Y, si la felicidad de Dios consiste en el reposo de Su Amor, en la riqueza plena de Su Existencia, para hacer participar de esa felicidad a otros, puestos frente a Él, tiene que hacerlos capaces también de amar. Porque solo por el amor podrán esas creaturas obtener -y luego gozar- la Felicidad divina. Y esas criaturas abiertas a Dios no son las piedras, ni las plantas, ni los animales que, porque puramente materiales, son incapaces de amar; apenas capaces de tendencias, de instintos, de deseos finitos y concretos. Solo el hombre está capacitado para amar -más allá de sus inclinaciones, instintos y deseos vegetales, animales, circunscriptos- la Infinita Bondad divina.

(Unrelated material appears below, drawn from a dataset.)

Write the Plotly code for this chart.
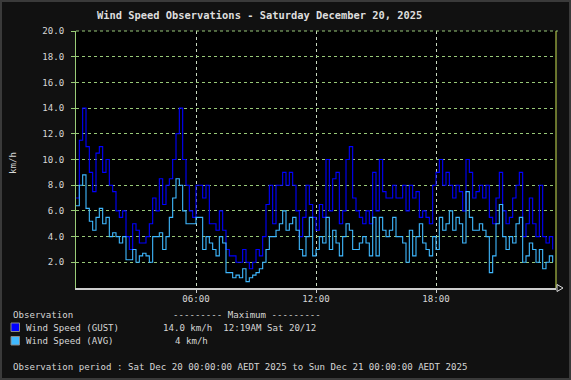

Por eso todo el resto del universo se explica ‘por el hombre' y a él sirve.
El mandamiento de ‘amar a Dios sobre todas las cosas', no es nada más que el eco constante de la vocación sublime a la cual ha sido llamado el ser humano y fuera de la cual, extraviado, solo puede encontrar el vacío insubstancial de seres finitos incapaces de llenarlo.
Dios ha creado el querer del hombre abierto al infinito. Porque lo ha creado para que pueda gozar de Él. Volcar esa sed de infinito en las cosas de este mundo -como si ellas pudieran saciarla- es como tratar de apagar la sed con agua de mar.
Pero Dios, en su bondad, ha hecho que, al menos en los fracasos y en la muerte, el amor mal encaminado revele su impotencia. Y quizá este último desengaño sea la postrema oportunidad que Dios da al hombre para que se decida por el verdadero Bien.
Porque, si morimos apegados al mundo, en amor equivocado, resucitaremos apegados a éste y, ahora sí, para siempre, condenados a intentar saciar inútilmente nuestra hambre de infinito en el mercado infernal de lo finito.
‘Amar a Dios sobre todas las cosas' no es, pues, un mandamiento en el sentido de una ley, o norma, o precepto opcional. Es la revelación de la eminente dignidad del hombre, de la vocación inscripta en su ser, de aquello para lo cual ha sido fabricado y de lo que no puede escapar sino a costa de su definitiva frustración.
El ‘amar a Dios' no es un llamado piadoso y semibobo a un cualquier sentimentalismo barato, a un despliegue baboso de beatas sonrisas. No es tampoco refugio decoroso de inútiles y malogradas solteronas.
‘Amar a Dios' es una empresa ardua de entrega y de combate del corazón, del alma y del espíritu. En el fuego quemante e iracundo del ‘poder' divino participado en la Esperanza. En las ideas claras y nobles de la sabiduría cristiana abrillantadas por la luz de la Fe y de la razón trabajando juntas en sujeción al dogma y a la verdad. En el empuje ardoroso de la Caridad, del amor a Dios, que es lucha, empuje, carga de caballería, compromiso hasta la muerte.
Para transformarme. Para transformar al mundo. Para transformar la Patria. Para transformar al prójimo -segundo aspecto del mandamiento del amor-.